The first thing you realize, listening to Armey (and which also was evident at the recent Tea Party convention in Nashville and the Conservative Political Action Committee convention in Washington, D.C.) is that these folks are not happy with the Republican Party or with many Republicans now in office.

Candidates even further right than those now in Congress are running against Republicans in Utah, New Hampshire, Delaware, Florida and in key races in many other states. We haven't seen an ideological split like this in the Republican Party since the Goldwater era. And 1964 produced one of the great election debacles for the GOP in the 20th century.

If Armey and friends succeed in knocking off reliable conservative Republicans like Senator Robert Bennett in Utah, or more moderate Republican Senate candidates Crist in Florida and Castle in Delaware, will independent voters march with them to the far right? Nothing in recent political history suggests they will.

Armey believes this "fifth wave" is bigger than his first four. But what's it built on? Anger alone? During his hour-long address and Q & A Armey never once mentioned the 20 or so million people currently out of work, or the millions losing their homes to bankruptcy, or, for that matter, any alternative solution to the nation's health problems, or Iran, Afghanistan, nuclear proliferation or any foreign policy issue.

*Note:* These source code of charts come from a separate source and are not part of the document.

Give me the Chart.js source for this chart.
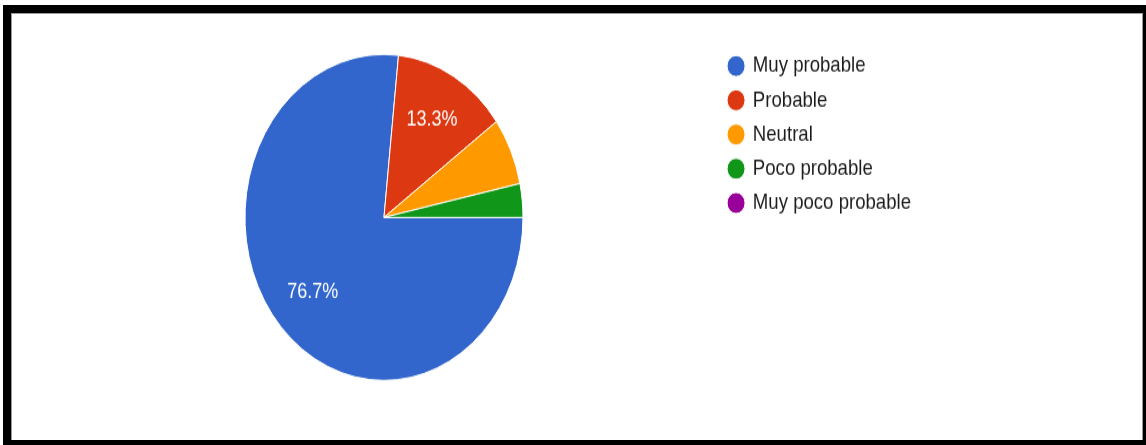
<!DOCTYPE html>
<html>
<head>
<meta charset="utf-8">
<script src="https://cdn.jsdelivr.net/npm/chart.js@4"></script>
<style>
  html, body { margin: 0; padding: 0; background: #fff; overflow: hidden; width: 1146px; height: 445px; }
  #frame {
    position: absolute; left: 3px; top: 5px; width: 1148px; height: 443px;
    box-sizing: border-box; border: 8px solid #000; background: #fff;
    box-shadow: inset 1px 1px 0 #9a9a9a, inset -1px 0 0 #9a9a9a;
  }
  /* the chart is drawn at a shorter height and stretched to fill the frame */
  #stage { position: absolute; left: 0; top: 0; width: 1132px; height: 364px; transform: scaleY(1.1727); transform-origin: 0 0; }
</style>
</head>
<body>
<div id="frame">
  <div id="stage"><canvas id="pie" width="1132" height="364"></canvas></div>
</div>
<script>
// survey answers
const categories = ['Muy probable', 'Probable', 'Neutral', 'Poco probable', 'Muy poco probable'];
const responses = [23, 4, 2, 1, 0];
const sliceColors = ['#3366cc', '#dc3912', '#ff9900', '#109618', '#990099'];

const FONT_FAMILY = '"Liberation Sans", Arial, Helvetica, sans-serif';

// percentage text inside the larger slices
const sliceLabels = {
  id: 'sliceLabels',
  afterDatasetsDraw(chart) {
    const ctx = chart.ctx;
    const meta = chart.getDatasetMeta(0);
    const values = chart.data.datasets[0].data;
    const total = values.reduce((a, b) => a + b, 0);
    ctx.save();
    ctx.font = '18px ' + FONT_FAMILY;
    ctx.fillStyle = '#ffffff';
    ctx.textAlign = 'center';
    ctx.textBaseline = 'middle';
    meta.data.forEach((arc, i) => {
      const share = values[i] / total;
      if (share < 0.1) return;
      const p = arc.getProps(['x', 'y', 'startAngle', 'endAngle', 'outerRadius'], true);
      const mid = (p.startAngle + p.endAngle) / 2;
      const r = p.outerRadius * 0.69;
      ctx.fillText((share * 100).toFixed(1) + '%', p.x + Math.cos(mid) * r, p.y + Math.sin(mid) * r);
    });
    ctx.restore();
  }
};

new Chart(document.getElementById('pie'), {
  type: 'pie',
  data: {
    labels: categories,
    datasets: [{
      data: responses,
      backgroundColor: sliceColors,
      borderColor: '#ffffff',
      borderWidth: 1,
      radius: 139
    }]
  },
  options: {
    responsive: false,
    animation: false,
    rotation: 90,
    layout: { padding: { top: 25.3, bottom: 40.7, left: 39, right: 222 } },
    plugins: {
      tooltip: { enabled: false },
      legend: {
        position: 'right',
        align: 'start',
        labels: {
          usePointStyle: true,
          pointStyle: 'circle',
          boxWidth: 15,
          boxHeight: 12.73,
          padding: 10.6,
          color: '#1c1c1c',
          font: { size: 18.6, family: FONT_FAMILY }
        }
      }
    }
  },
  plugins: [sliceLabels]
});
</script>
</body>
</html>
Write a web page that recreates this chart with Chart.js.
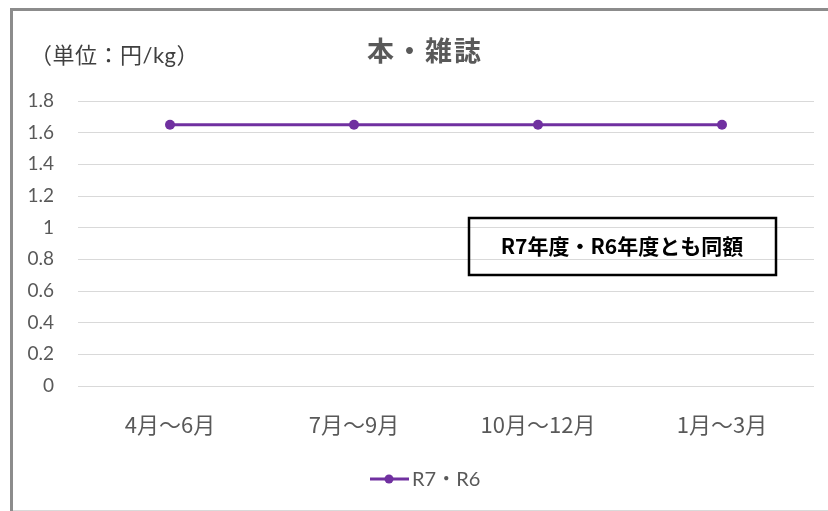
<!DOCTYPE html>
<html>
<head>
<meta charset="utf-8">
<script src="https://cdn.jsdelivr.net/npm/chart.js@4.4.1/dist/chart.umd.min.js"></script>
<style>
  html, body { margin: 0; padding: 0; background: #fff; }
  #wrap { width: 828px; height: 511px; position: relative; }
</style>
</head>
<body>
<div id="wrap"><canvas id="chart" width="828" height="511"></canvas></div>
<script>
// chart data
const categories = ['4月～6月', '7月～9月', '10月～12月', '1月～3月'];
const seriesName = 'R7・R6';
const seriesValues = [1.65, 1.65, 1.65, 1.65];
const yTicks = [0, 0.2, 0.4, 0.6, 0.8, 1, 1.2, 1.4, 1.6, 1.8];

const chartTitle = '本・雑誌';
const unitLabel = '（単位：円/kg）';
const noteText = 'R7年度・R6年度とも同額';

const FONT = "Lato, 'Noto Sans CJK JP', sans-serif";
const JP = "'Noto Sans CJK JP', sans-serif";
const GRAY = '#595959';
const PURPLE = '#7030a0';

// frame, title, unit, note box and legend
const decorations = {
  id: 'decorations',
  beforeDraw(chart) {
    const ctx = chart.ctx;
    ctx.save();
    ctx.fillStyle = '#fff';
    ctx.fillRect(0, 0, chart.width, chart.height);
    ctx.restore();
  },
  afterDraw(chart) {
    const ctx = chart.ctx;
    ctx.save();
    // outer frame
    ctx.strokeStyle = '#d9d9d9';
    ctx.lineWidth = 1;
    ctx.beginPath();
    ctx.moveTo(10, 510.5);
    ctx.lineTo(828, 510.5);
    ctx.stroke();
    ctx.strokeStyle = '#8c8c8c';
    ctx.lineWidth = 3;
    ctx.beginPath();
    ctx.moveTo(11.5, 511);
    ctx.lineTo(11.5, 9.5);
    ctx.lineTo(828, 9.5);
    ctx.stroke();

    // title
    ctx.fillStyle = GRAY;
    ctx.textAlign = 'center';
    ctx.textBaseline = 'middle';
    ctx.font = 'bold 27px ' + JP;
    ctx.letterSpacing = '2px';
    ctx.fillText(chartTitle, 425, 51);
    ctx.letterSpacing = '0px';

    // unit
    ctx.fillStyle = '#404040';
    ctx.textAlign = 'left';
    ctx.font = '22px ' + FONT;
    ctx.letterSpacing = '0.5px';
    ctx.fillText(unitLabel, 30, 56);
    ctx.letterSpacing = '0px';

    // note box
    ctx.strokeStyle = '#000';
    ctx.lineWidth = 2.5;
    ctx.strokeRect(469, 218, 307, 57);
    ctx.fillStyle = '#000';
    ctx.textAlign = 'center';
    ctx.font = 'bold 21px ' + JP;
    ctx.fillText(noteText, 622, 246);

    // legend
    const ds = chart.data.datasets[0];
    ctx.strokeStyle = ds.borderColor;
    ctx.lineWidth = 3;
    ctx.beginPath();
    ctx.moveTo(370, 479);
    ctx.lineTo(409, 479);
    ctx.stroke();
    ctx.fillStyle = ds.borderColor;
    ctx.beginPath();
    ctx.arc(389, 479, 4.5, 0, Math.PI * 2);
    ctx.fill();
    ctx.fillStyle = GRAY;
    ctx.textAlign = 'left';
    ctx.font = '20px ' + FONT;
    ctx.fillText(ds.label, 412, 480);
    ctx.restore();
  }
};

new Chart(document.getElementById('chart').getContext('2d'), {
  type: 'line',
  data: {
    labels: categories,
    datasets: [{
      label: seriesName,
      data: seriesValues,
      borderColor: PURPLE,
      backgroundColor: PURPLE,
      borderWidth: 3,
      pointRadius: 5,
      pointBackgroundColor: PURPLE,
      pointBorderWidth: 0,
      tension: 0
    }]
  },
  options: {
    responsive: false,
    animation: false,
    devicePixelRatio: 1,
    layout: { padding: { left: 0, right: 14, top: 101, bottom: 0 } },
    plugins: {
      legend: { display: false },
      title: { display: false },
      tooltip: { enabled: false }
    },
    scales: {
      x: {
        offset: true,
        grid: { display: false, drawTicks: false },
        border: { display: false },
        ticks: {
          color: GRAY,
          font: { family: JP, size: 22 },
          padding: 25,
          maxRotation: 0,
          autoSkip: false
        },
        afterFit(scale) { scale.height = 125; }
      },
      y: {
        min: 0,
        max: 1.8,
        afterBuildTicks(scale) { scale.ticks = yTicks.map(v => ({ value: v })); },
        grid: { color: '#d9d9d9', lineWidth: 1, drawTicks: false },
        border: { display: false },
        ticks: {
          color: GRAY,
          font: { family: FONT, size: 19 },
          padding: 24,
          callback: v => String(v)
        },
        afterFit(scale) { scale.width = 78; }
      }
    }
  },
  plugins: [decorations]
});
</script>
</body>
</html>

Go to Freedom Works' web site, click on "issues" and you'll see an agenda that almost exactly mirrors the one Republicans had when they owned the White House and controlled Congress: lower taxes, less regulation, private accounts for Social Security, "market-driven" answers to energy, environment and trade issues.

Didn't we just come through an intense period of tax and regulation cutting and unfettered free trade? As Sarah Palin might say, how's that laissez-fairey thing working out for ya?' This is a program that's going to get everyone's political juices flowing in 2010?

And about those "waves." I seem to recall a pretty big wave that elected Barack Obama and the Democrats in 2008. That wave wasn't generated by candidates promising lower taxes and less regulation. On the contrary, people seemed to cast votes of hope for more effective government that addressed the country's serious, growing and untended problems.

One more thing: Armey said in his speech that his movement's supporters were "short on patience with smart alecs who think they know better than the people." Meaning, of course, the "smart alecs" now in Congress. But if Armey were to re-read the Federalist Papers, which he holds up as bedrock truth, he'd notice that they argue for exactly the kind of government we now have---one where people elect representatives with proxies to manage the government in their name.

The founding fathers would have been horrified at the prospect of every American voting directly on every piece of legislation.

I've met a lot of Tea Party activists at various rallies. Sure, there's a crazy here and there, just like in other big movements. But for the most part those I've talked with are what Armey says they are, people genuinely concerned with how things are going and willing to give up some of their time and money for what they see as a just cause.

But are they the wave of America's future? And is Dick Armey---a man who not long ago held in his hands as House Majority Leader the power to do great things for America, and blew it---a 21st century George Washington?

We'll start getting answers to those questions when the results begin rolling in from Republican primaries. The more I hear, the more I'm convinced that the Tea Party movement is much more of a problem for Republicans than for Democrats. For the GOP, this wave may indeed be insurmountable.